Exercise brief → Skip the pictures, please, and write out exactly the lines from the opening of the data through the line containing "const yTicksDry = [0, 2000, 4000, 6000];".

— start Dataset excerpt —

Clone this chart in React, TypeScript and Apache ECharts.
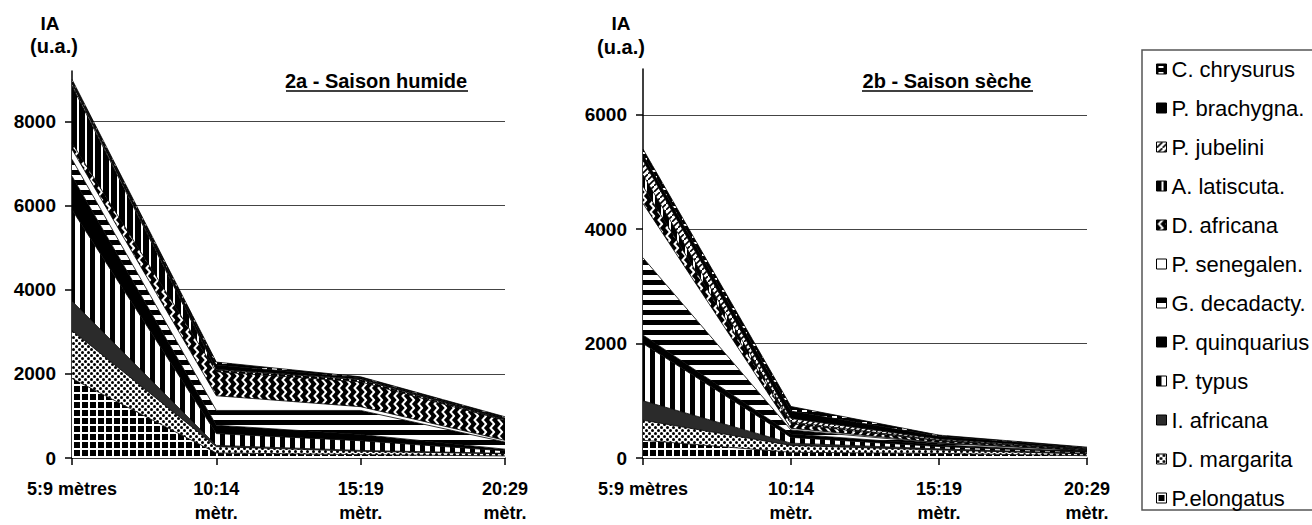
import React, { useEffect, useRef } from 'react';
import * as echarts from 'echarts';

const FONT = '"Liberation Sans", Arial, Helvetica, sans-serif';

const categories = ['5:9 mètres', '10:14\nmètr.', '15:19\nmètr.', '20:29\nmètr.'];

// species in stacking order, bottom to top
const species = [
  'P.elongatus', 'D. margarita', 'I. africana', 'P. typus', 'P. quinquarius',
  'G. decadacty.', 'P. senegalen.', 'D. africana', 'A. latiscuta.', 'P. jubelini',
  'P. brachygna.', 'C. chrysurus',
];

// legend order (top to bottom)
const legendOrder = [...species].reverse();

// 2a - Saison humide (rows follow `species`)
const wetValues = [
  [1890, 120, 80, 50],
  [1140, 150, 80, 50],
  [700, 30, 20, 10],
  [2170, 280, 230, 60],
  [800, 200, 150, 40],
  [400, 350, 570, 170],
  [240, 350, 90, 40],
  [150, 570, 590, 470],
  [1360, 40, 50, 20],
  [50, 20, 20, 10],
  [50, 100, 30, 30],
  [50, 70, 20, 30],
];

// 2b - Saison sèche (rows follow `species`)
const dryValues = [
  [310, 100, 80, 40],
  [350, 120, 60, 30],
  [340, 40, 20, 10],
  [1000, 100, 40, 20],
  [150, 60, 30, 10],
  [1350, 70, 30, 15],
  [950, 30, 10, 5],
  [300, 80, 30, 15],
  [200, 30, 10, 5],
  [250, 60, 20, 10],
  [100, 130, 50, 20],
  [100, 80, 20, 10],
];

const yTicksWet = [0, 2000, 4000, 6000, 8000];
const yTicksDry = [0, 2000, 4000, 6000];

function tile(w: number, h: number, draw: (c: CanvasRenderingContext2D) => void) {
  const cv = document.createElement('canvas');
  cv.width = w;
  cv.height = h;
  const c = cv.getContext('2d') as CanvasRenderingContext2D;
  draw(c);
  return { image: cv, repeat: 'repeat' } as any;
}

function makePatterns(): Record<string, any> {
  const solid = (col: string) => col;
  return {
    'P.elongatus': tile(8, 8, (c) => {
      c.fillStyle = '#000'; c.fillRect(0, 0, 8, 8);
      c.fillStyle = '#fff'; c.fillRect(0, 0, 8, 2); c.fillRect(0, 0, 2, 8);
    }),
    'D. margarita': tile(6, 6, (c) => {
      c.fillStyle = '#fff'; c.fillRect(0, 0, 6, 6);
      c.fillStyle = '#000';
      c.beginPath(); c.arc(1.5, 1.5, 1.5, 0, Math.PI * 2); c.fill();
      c.beginPath(); c.arc(4.5, 4.5, 1.5, 0, Math.PI * 2); c.fill();
    }),
    'I. africana': solid('#2b2b2b'),
    'P. typus': tile(10, 4, (c) => {
      c.fillStyle = '#fff'; c.fillRect(0, 0, 10, 4);
      c.fillStyle = '#000'; c.fillRect(0, 0, 5, 4);
    }),
    'P. quinquarius': solid('#000'),
    'G. decadacty.': tile(4, 10, (c) => {
      c.fillStyle = '#fff'; c.fillRect(0, 0, 4, 10);
      c.fillStyle = '#000'; c.fillRect(0, 0, 4, 5);
    }),
    'P. senegalen.': solid('#fff'),
    'D. africana': tile(8, 8, (c) => {
      c.fillStyle = '#000'; c.fillRect(0, 0, 8, 8);
      c.strokeStyle = '#fff'; c.lineWidth = 2;
      c.beginPath(); c.moveTo(6.5, -0.5); c.lineTo(2.5, 4); c.lineTo(6.5, 8.5); c.stroke();
    }),
    'A. latiscuta.': tile(8, 4, (c) => {
      c.fillStyle = '#000'; c.fillRect(0, 0, 8, 4);
      c.fillStyle = '#fff'; c.fillRect(5, 0, 2, 4);
    }),
    'P. jubelini': tile(6, 6, (c) => {
      c.fillStyle = '#fff'; c.fillRect(0, 0, 6, 6);
      c.strokeStyle = '#000'; c.lineWidth = 1.6;
      c.beginPath(); c.moveTo(-1, 7); c.lineTo(7, -1); c.stroke();
    }),
    'P. brachygna.': solid('#000'),
    'C. chrysurus': tile(10, 6, (c) => {
      c.fillStyle = '#000'; c.fillRect(0, 0, 10, 6);
      c.fillStyle = '#fff'; c.fillRect(2, 2, 5, 2);
    }),
  };
}

function App() {
  const ref = useRef<HTMLDivElement>(null);

  useEffect(() => {
    if (!ref.current) return;
    const chart = echarts.init(ref.current, null, { renderer: 'svg' });
    const patterns = makePatterns();

    const xAxisBase = (gridIndex: number) => ({
      type: 'category',
      gridIndex,
      data: categories,
      boundaryGap: false,
      axisLine: { show: true, lineStyle: { color: '#000', width: 1.5 } },
      axisTick: { show: true, length: 7, lineStyle: { color: '#000', width: 1.5 } },
      axisLabel: {
        interval: 0, margin: 19, color: '#000', fontFamily: FONT, fontWeight: 'bold',
        fontSize: 18, lineHeight: 24,
      },
      splitLine: { show: false },
    });

    const yAxisBase = (gridIndex: number, max: number, ticks: number[]) => ({
      type: 'value',
      gridIndex,
      min: 0,
      max,
      interval: 2000,
      axisLine: { show: true, lineStyle: { color: '#000', width: 1.5 } },
      axisTick: { show: true, length: 7, customValues: ticks, lineStyle: { color: '#000', width: 1.5 } },
      axisLabel: {
        customValues: ticks, margin: 16, color: '#000',
        fontFamily: FONT, fontWeight: 'bold', fontSize: 19,
        formatter: (v: number) => String(v),
      },
      splitLine: { show: true, showMinLine: false, lineStyle: { color: '#444', width: 1 } },
    });

    const mkSeries = (values: number[][], idx: number, stack: string) =>
      species.map((name, i) => ({
        name,
        type: 'line',
        xAxisIndex: idx,
        yAxisIndex: idx,
        stack,
        data: values[i],
        symbol: 'none',
        showSymbol: false,
        lineStyle: { color: '#000', width: 0.8 },
        itemStyle: { color: '#000' },
        areaStyle: { color: patterns[name], opacity: 1 },
        emphasis: { disabled: true },
      }));

    const titleGroup = (cx: number, text: string, x1: number, x2: number) => ({
      type: 'group',
      children: [
        {
          type: 'text', x: cx, y: 81,
          style: {
            text, fill: '#000', font: `bold 20px ${FONT}`, textAlign: 'center', textVerticalAlign: 'middle',
          },
        },
        { type: 'line', shape: { x1, y1: 91, x2, y2: 91 }, style: { stroke: '#000', lineWidth: 1.6 } },
      ],
    });

    const unitLabel = (cxA: number, cxU: number, y1: number, y2: number) => ([
      { type: 'text', x: cxA, y: y1, style: { text: 'IA', fill: '#000', font: `bold 19px ${FONT}`, textAlign: 'center', textVerticalAlign: 'middle' } },
      { type: 'text', x: cxU, y: y2, style: { text: '(u.a.)', fill: '#000', font: `bold 20px ${FONT}`, textAlign: 'center', textVerticalAlign: 'middle' } },
    ]);

    chart.setOption({
      animation: false,
      backgroundColor: '#fff',
      grid: [
        { left: 72, top: 71, width: 433, height: 391, containLabel: false },
        { left: 643, top: 69, width: 444, height: 392, containLabel: false },
      ],
      xAxis: [xAxisBase(0), xAxisBase(1)],
      yAxis: [yAxisBase(0, 9200, yTicksWet), yAxisBase(1, 6800, yTicksDry)],
      legend: {
        orient: 'vertical',
        left: 1142,
        top: 50,
        selectedMode: false,
        icon: 'rect',
        itemWidth: 10,
        itemHeight: 10,
        itemGap: 17,
        padding: [8, 12, 1, 14],
        borderColor: '#555',
        borderWidth: 1.5,
        textStyle: { fontFamily: FONT, fontSize: 22, color: '#000', lineHeight: 22 },
        data: legendOrder.map((name) => ({
          name,
          icon: 'rect',
          itemStyle: { color: patterns[name], borderColor: '#000', borderWidth: 1 },
        })),
      },
      graphic: [
        titleGroup(376, '2a - Saison humide', 286, 468),
        titleGroup(947, '2b - Saison sèche', 862, 1033),
        ...unitLabel(50, 54, 23, 46),
        ...unitLabel(621, 621, 23, 47),
      ],
      series: [...mkSeries(wetValues, 0, 'wet'), ...mkSeries(dryValues, 1, 'dry')],
    });

    return () => {
      chart.dispose();
    };
  }, []);

  return (
    <div
      ref={ref}
      style={{ position: 'fixed', left: 0, top: 0, width: 1312, height: 525, background: '#fff' }}
    />
  );
}

export default App;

— end Dataset excerpt —

Reply to the exercise →
Clone this chart in React, TypeScript and Apache ECharts.
import React, { useEffect, useRef } from 'react';
import * as echarts from 'echarts';

const FONT = '"Liberation Sans", Arial, Helvetica, sans-serif';

const categories = ['5:9 mètres', '10:14\nmètr.', '15:19\nmètr.', '20:29\nmètr.'];

// species in stacking order, bottom to top
const species = [
  'P.elongatus', 'D. margarita', 'I. africana', 'P. typus', 'P. quinquarius',
  'G. decadacty.', 'P. senegalen.', 'D. africana', 'A. latiscuta.', 'P. jubelini',
  'P. brachygna.', 'C. chrysurus',
];

// legend order (top to bottom)
const legendOrder = [...species].reverse();

// 2a - Saison humide (rows follow `species`)
const wetValues = [
  [1890, 120, 80, 50],
  [1140, 150, 80, 50],
  [700, 30, 20, 10],
  [2170, 280, 230, 60],
  [800, 200, 150, 40],
  [400, 350, 570, 170],
  [240, 350, 90, 40],
  [150, 570, 590, 470],
  [1360, 40, 50, 20],
  [50, 20, 20, 10],
  [50, 100, 30, 30],
  [50, 70, 20, 30],
];

// 2b - Saison sèche (rows follow `species`)
const dryValues = [
  [310, 100, 80, 40],
  [350, 120, 60, 30],
  [340, 40, 20, 10],
  [1000, 100, 40, 20],
  [150, 60, 30, 10],
  [1350, 70, 30, 15],
  [950, 30, 10, 5],
  [300, 80, 30, 15],
  [200, 30, 10, 5],
  [250, 60, 20, 10],
  [100, 130, 50, 20],
  [100, 80, 20, 10],
];

const yTicksWet = [0, 2000, 4000, 6000, 8000];
const yTicksDry = [0, 2000, 4000, 6000];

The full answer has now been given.